860聖者は貪りを離れ、もの惜しみすることなく、勝れているとも、劣っているとも、等しいとも論ずることがない。また、妄想がはたらくことなく、妄想することもない
861世間で自分のものというものがない、存在しないからといって嘆くことはない。そのひとは、もろもろの教えに走ることはなく、『安らかなひと』、と呼ばれる。」



                ウダーナ7-8補足
  別の角度から解説・補足してみます
 物質も心も流れです、自然法則、因果関係で流れ、成り立ちます。どのような人でも、孤独、不安、不満足、悲しみ、などの共通のものをもち、それらを仏教では苦(dukkha)と呼びます。この意識が流れです。そして流れのなかで人は生きています。この大きな流れのなかで、たまに喜びや幸福があり、それが人に共通の生であり、この流れ続けていることを、仏教では無常といいます、いつ始まったかわからない大きな流れです。そして人類共通の流れのなかで、ほとんどの人が共有しているのが「私」という意識です。この「私」をつくり出しているのが虚構(papañcā)というしくみです。この「私」も他者も、流れの一部です、「私」という意識も流れの一部です。そして身体が滅びても、欲望、不安、不満、苦は続きます、これを仏教では業(kamman)といいます、業は流れです、欲望(執着)を含んだ流れです。その流れが人・生物としてあらわれます。流れの一部ではありません、「私」というのは、その流れから成っています。川とその一滴とよく似た関係です。その流れのなかには多くの人・生命がいます。

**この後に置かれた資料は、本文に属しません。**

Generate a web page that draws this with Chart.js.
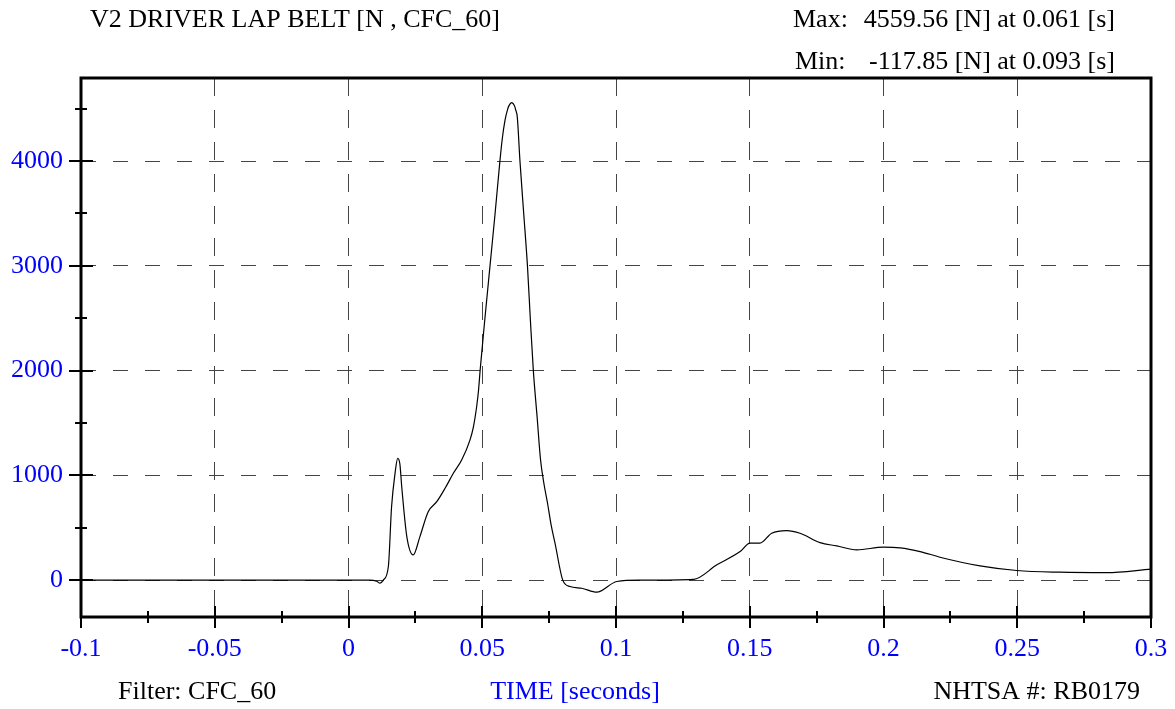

 この流れは、流れからなっていて、名称と形態があり、生きていて、なにを経験しているか、きづき、自覚します、生きているとは、苦(dukkha)だと、そして苦を見つめ、ただ見つめ、そのことにより、智慧(paññā)が起こり、この苦しみを見つめるという行為は流れから成るのではないのです。そして智慧により流れの外にでるときがあり、この流れの外に出た人を、覚者と呼びます。
 業(kamman)のことを、お釈迦様は、意志(cetanā)というと、おしゃっています、意志とは記憶の反応であり、その中身は知識、経験であり、つねに過去からの運動であり、運動とは、切れ目のない因果の継続性であり、それを時間と呼びます、意志は記憶の反応であり、記憶は時間です。なぜなら、意志そのものが時間を内包している、つまり、ほんの一瞬だとしても時間がかかるからです。人は、意志によっては現在を見ることはできない、見る(観察)するには、意志なしにみることです。意志とは記憶の反応、応答で経験を通じて知識になり、知識はつねに過去のもので、そこから意志が発生する。これが意志のしくみです。このしくみを、経験し知識をつくりだす、しくみを、お釈迦様は、虚構と呼び、経験(認識)する、しくみを、想(aññā)と呼んでいます。
 虚構(Papañca)が「私」をつくります。ですから時間のあるときは、意志があり、「私」があり、智慧(paññā)、はないです。
 時間がないとは、智慧があるとは、その都度に、その瞬間の条件を意味し、現在と呼ばれ、もろもろの因縁により起こる反応現象と呼ばれ、この現象の流れが『覚者』と名付ける現象の流れです。意志が生じない、智慧のある、現象の流れです。
 智慧が起これば、見ることがあり、虚構、幻想、捏造を、ありのままに見る(yathābhūtaṁ ñāṇadassanaṁ・如実知見)ことができ、それは、名づけることなしに、見ることです。
 ありのままに見るとき、智慧があるときとは、くらべる心がないとき、すべての方向で意志が働いていないときでありそれは、慈悲がなければ、智慧がなければ、ありえない、そして「私」が(自我)がないとき、煩悩のないときに、智慧が起こり、ありのままに見ることができると、お釈迦様は説いています。
 覚者とは、なににも執着すること、捕らわれることなく、時間によって流れて、身体も時間によって流れていると、説いています。